Data for the task -
☆ ☆ ☆ ☆
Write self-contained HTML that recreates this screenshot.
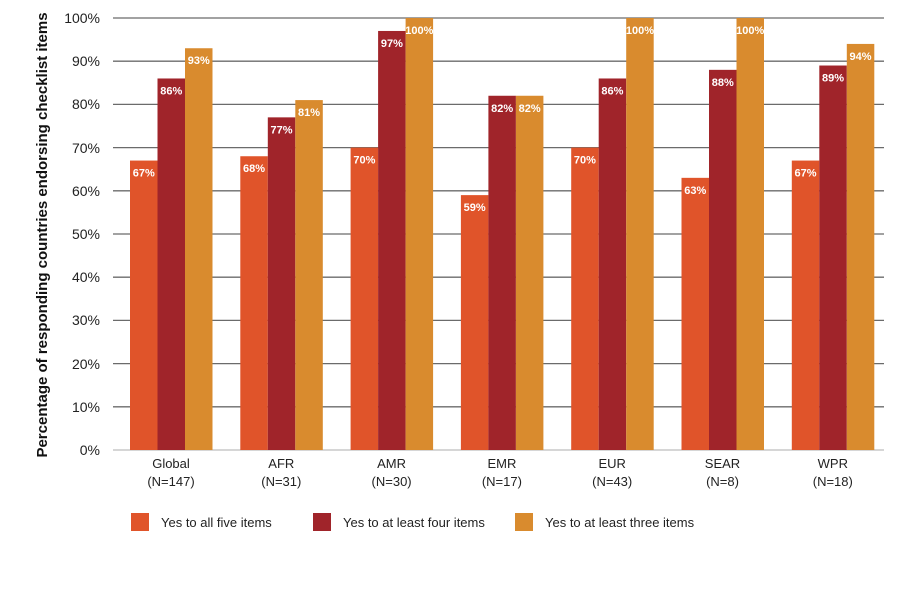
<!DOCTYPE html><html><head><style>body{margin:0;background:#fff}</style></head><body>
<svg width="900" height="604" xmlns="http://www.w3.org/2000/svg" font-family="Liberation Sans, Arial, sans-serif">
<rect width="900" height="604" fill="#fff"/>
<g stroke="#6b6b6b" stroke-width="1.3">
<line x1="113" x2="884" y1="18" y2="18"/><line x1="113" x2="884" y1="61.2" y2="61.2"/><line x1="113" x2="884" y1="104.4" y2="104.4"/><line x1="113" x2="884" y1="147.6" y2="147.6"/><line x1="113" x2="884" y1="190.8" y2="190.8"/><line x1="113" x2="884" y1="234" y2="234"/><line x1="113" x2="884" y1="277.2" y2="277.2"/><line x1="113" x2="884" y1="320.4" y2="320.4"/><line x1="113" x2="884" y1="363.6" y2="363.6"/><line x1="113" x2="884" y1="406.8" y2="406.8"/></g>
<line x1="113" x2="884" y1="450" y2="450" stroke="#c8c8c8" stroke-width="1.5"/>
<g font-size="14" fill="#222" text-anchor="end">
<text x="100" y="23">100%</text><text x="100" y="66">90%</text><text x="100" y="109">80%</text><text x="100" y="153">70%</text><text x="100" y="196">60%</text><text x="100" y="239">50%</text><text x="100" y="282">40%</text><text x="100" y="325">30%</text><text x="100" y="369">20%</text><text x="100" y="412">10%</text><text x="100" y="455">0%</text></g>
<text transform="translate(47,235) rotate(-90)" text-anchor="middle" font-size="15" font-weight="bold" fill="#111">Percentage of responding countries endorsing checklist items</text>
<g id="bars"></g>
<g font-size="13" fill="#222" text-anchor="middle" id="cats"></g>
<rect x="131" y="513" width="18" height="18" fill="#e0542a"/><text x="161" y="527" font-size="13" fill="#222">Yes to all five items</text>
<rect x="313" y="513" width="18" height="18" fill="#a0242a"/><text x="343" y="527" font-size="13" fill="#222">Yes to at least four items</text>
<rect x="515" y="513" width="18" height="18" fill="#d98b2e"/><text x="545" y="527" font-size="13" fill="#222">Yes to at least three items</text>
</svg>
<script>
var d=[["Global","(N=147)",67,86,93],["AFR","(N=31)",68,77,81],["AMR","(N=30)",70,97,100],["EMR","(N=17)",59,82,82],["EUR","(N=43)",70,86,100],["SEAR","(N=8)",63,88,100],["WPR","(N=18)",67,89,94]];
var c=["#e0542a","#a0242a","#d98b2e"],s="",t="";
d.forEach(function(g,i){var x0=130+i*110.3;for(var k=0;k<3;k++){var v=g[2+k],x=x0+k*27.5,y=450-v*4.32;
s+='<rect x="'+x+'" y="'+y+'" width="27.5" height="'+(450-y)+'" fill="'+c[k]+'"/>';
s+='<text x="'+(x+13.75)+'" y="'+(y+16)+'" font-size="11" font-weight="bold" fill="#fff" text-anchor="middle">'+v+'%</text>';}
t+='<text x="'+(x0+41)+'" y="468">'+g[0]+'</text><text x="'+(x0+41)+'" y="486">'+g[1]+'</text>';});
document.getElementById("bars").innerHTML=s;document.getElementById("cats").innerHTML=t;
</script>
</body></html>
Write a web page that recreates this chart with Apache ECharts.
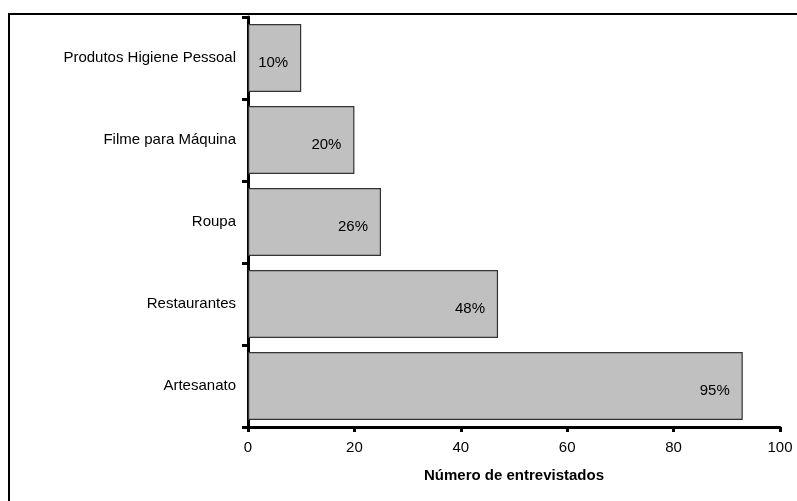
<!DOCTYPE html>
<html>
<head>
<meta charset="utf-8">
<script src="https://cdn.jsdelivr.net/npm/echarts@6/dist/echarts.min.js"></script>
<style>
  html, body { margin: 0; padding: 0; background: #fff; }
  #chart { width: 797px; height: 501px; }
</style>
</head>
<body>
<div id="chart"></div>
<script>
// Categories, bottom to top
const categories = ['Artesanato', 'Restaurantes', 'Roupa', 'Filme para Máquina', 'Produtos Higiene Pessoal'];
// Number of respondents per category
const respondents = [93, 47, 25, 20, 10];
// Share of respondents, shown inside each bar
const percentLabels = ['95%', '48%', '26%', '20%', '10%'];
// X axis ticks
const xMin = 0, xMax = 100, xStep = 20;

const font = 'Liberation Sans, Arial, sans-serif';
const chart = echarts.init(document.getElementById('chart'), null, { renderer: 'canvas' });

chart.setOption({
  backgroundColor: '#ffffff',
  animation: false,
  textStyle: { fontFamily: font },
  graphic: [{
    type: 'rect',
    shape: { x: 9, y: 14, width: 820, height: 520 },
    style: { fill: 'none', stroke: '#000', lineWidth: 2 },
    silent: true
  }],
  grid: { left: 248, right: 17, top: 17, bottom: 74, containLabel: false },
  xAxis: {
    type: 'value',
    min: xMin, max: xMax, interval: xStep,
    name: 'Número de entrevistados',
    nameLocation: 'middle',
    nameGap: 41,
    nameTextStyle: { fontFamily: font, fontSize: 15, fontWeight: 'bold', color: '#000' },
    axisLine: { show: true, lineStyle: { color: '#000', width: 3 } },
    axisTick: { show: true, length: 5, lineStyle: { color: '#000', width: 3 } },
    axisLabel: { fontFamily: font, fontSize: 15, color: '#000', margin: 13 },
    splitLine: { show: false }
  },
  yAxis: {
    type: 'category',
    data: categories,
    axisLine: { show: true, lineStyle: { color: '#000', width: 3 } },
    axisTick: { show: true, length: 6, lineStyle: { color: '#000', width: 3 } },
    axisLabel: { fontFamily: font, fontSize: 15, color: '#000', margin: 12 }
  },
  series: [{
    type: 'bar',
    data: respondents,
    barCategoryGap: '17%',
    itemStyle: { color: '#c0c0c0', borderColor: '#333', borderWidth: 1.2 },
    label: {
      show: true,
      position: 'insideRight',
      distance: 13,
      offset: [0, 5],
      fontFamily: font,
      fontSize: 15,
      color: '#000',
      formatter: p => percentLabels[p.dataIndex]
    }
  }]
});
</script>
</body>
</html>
☆ ☆ ☆ ☆
Task goal - Keep every word of the data as it is when you write it out, but drop the pictures.

Written answer -
Write self-contained HTML that recreates this screenshot.
<!DOCTYPE html><html><head><style>body{margin:0;background:#fff}</style></head><body>
<svg width="900" height="604" xmlns="http://www.w3.org/2000/svg" font-family="Liberation Sans, Arial, sans-serif">
<rect width="900" height="604" fill="#fff"/>
<g stroke="#6b6b6b" stroke-width="1.3">
<line x1="113" x2="884" y1="18" y2="18"/><line x1="113" x2="884" y1="61.2" y2="61.2"/><line x1="113" x2="884" y1="104.4" y2="104.4"/><line x1="113" x2="884" y1="147.6" y2="147.6"/><line x1="113" x2="884" y1="190.8" y2="190.8"/><line x1="113" x2="884" y1="234" y2="234"/><line x1="113" x2="884" y1="277.2" y2="277.2"/><line x1="113" x2="884" y1="320.4" y2="320.4"/><line x1="113" x2="884" y1="363.6" y2="363.6"/><line x1="113" x2="884" y1="406.8" y2="406.8"/></g>
<line x1="113" x2="884" y1="450" y2="450" stroke="#c8c8c8" stroke-width="1.5"/>
<g font-size="14" fill="#222" text-anchor="end">
<text x="100" y="23">100%</text><text x="100" y="66">90%</text><text x="100" y="109">80%</text><text x="100" y="153">70%</text><text x="100" y="196">60%</text><text x="100" y="239">50%</text><text x="100" y="282">40%</text><text x="100" y="325">30%</text><text x="100" y="369">20%</text><text x="100" y="412">10%</text><text x="100" y="455">0%</text></g>
<text transform="translate(47,235) rotate(-90)" text-anchor="middle" font-size="15" font-weight="bold" fill="#111">Percentage of responding countries endorsing checklist items</text>
<g id="bars"></g>
<g font-size="13" fill="#222" text-anchor="middle" id="cats"></g>
<rect x="131" y="513" width="18" height="18" fill="#e0542a"/><text x="161" y="527" font-size="13" fill="#222">Yes to all five items</text>
<rect x="313" y="513" width="18" height="18" fill="#a0242a"/><text x="343" y="527" font-size="13" fill="#222">Yes to at least four items</text>
<rect x="515" y="513" width="18" height="18" fill="#d98b2e"/><text x="545" y="527" font-size="13" fill="#222">Yes to at least three items</text>
</svg>
<script>
var d=[["Global","(N=147)",67,86,93],["AFR","(N=31)",68,77,81],["AMR","(N=30)",70,97,100],["EMR","(N=17)",59,82,82],["EUR","(N=43)",70,86,100],["SEAR","(N=8)",63,88,100],["WPR","(N=18)",67,89,94]];
var c=["#e0542a","#a0242a","#d98b2e"],s="",t="";
d.forEach(function(g,i){var x0=130+i*110.3;for(var k=0;k<3;k++){var v=g[2+k],x=x0+k*27.5,y=450-v*4.32;
s+='<rect x="'+x+'" y="'+y+'" width="27.5" height="'+(450-y)+'" fill="'+c[k]+'"/>';
s+='<text x="'+(x+13.75)+'" y="'+(y+16)+'" font-size="11" font-weight="bold" fill="#fff" text-anchor="middle">'+v+'%</text>';}
t+='<text x="'+(x0+41)+'" y="468">'+g[0]+'</text><text x="'+(x0+41)+'" y="486">'+g[1]+'</text>';});
document.getElementById("bars").innerHTML=s;document.getElementById("cats").innerHTML=t;
</script>
</body></html>
Write a web page that recreates this chart with Apache ECharts.
<!DOCTYPE html>
<html>
<head>
<meta charset="utf-8">
<script src="https://cdn.jsdelivr.net/npm/echarts@6/dist/echarts.min.js"></script>
<style>
  html, body { margin: 0; padding: 0; background: #fff; }
  #chart { width: 797px; height: 501px; }
</style>
</head>
<body>
<div id="chart"></div>
<script>
// Categories, bottom to top
const categories = ['Artesanato', 'Restaurantes', 'Roupa', 'Filme para Máquina', 'Produtos Higiene Pessoal'];
// Number of respondents per category
const respondents = [93, 47, 25, 20, 10];
// Share of respondents, shown inside each bar
const percentLabels = ['95%', '48%', '26%', '20%', '10%'];
// X axis ticks
const xMin = 0, xMax = 100, xStep = 20;

const font = 'Liberation Sans, Arial, sans-serif';
const chart = echarts.init(document.getElementById('chart'), null, { renderer: 'canvas' });

chart.setOption({
  backgroundColor: '#ffffff',
  animation: false,
  textStyle: { fontFamily: font },
  graphic: [{
    type: 'rect',
    shape: { x: 9, y: 14, width: 820, height: 520 },
    style: { fill: 'none', stroke: '#000', lineWidth: 2 },
    silent: true
  }],
  grid: { left: 248, right: 17, top: 17, bottom: 74, containLabel: false },
  xAxis: {
    type: 'value',
    min: xMin, max: xMax, interval: xStep,
    name: 'Número de entrevistados',
    nameLocation: 'middle',
    nameGap: 41,
    nameTextStyle: { fontFamily: font, fontSize: 15, fontWeight: 'bold', color: '#000' },
    axisLine: { show: true, lineStyle: { color: '#000', width: 3 } },
    axisTick: { show: true, length: 5, lineStyle: { color: '#000', width: 3 } },
    axisLabel: { fontFamily: font, fontSize: 15, color: '#000', margin: 13 },
    splitLine: { show: false }
  },
  yAxis: {
    type: 'category',
    data: categories,
    axisLine: { show: true, lineStyle: { color: '#000', width: 3 } },
    axisTick: { show: true, length: 6, lineStyle: { color: '#000', width: 3 } },
    axisLabel: { fontFamily: font, fontSize: 15, color: '#000', margin: 12 }
  },
  series: [{
    type: 'bar',
    data: respondents,
    barCategoryGap: '17%',
    itemStyle: { color: '#c0c0c0', borderColor: '#333', borderWidth: 1.2 },
    label: {
      show: true,
      position: 'insideRight',
      distance: 13,
      offset: [0, 5],
      fontFamily: font,
      fontSize: 15,
      color: '#000',
      formatter: p => percentLabels[p.dataIndex]
    }
  }]
});
</script>
</body>
</html>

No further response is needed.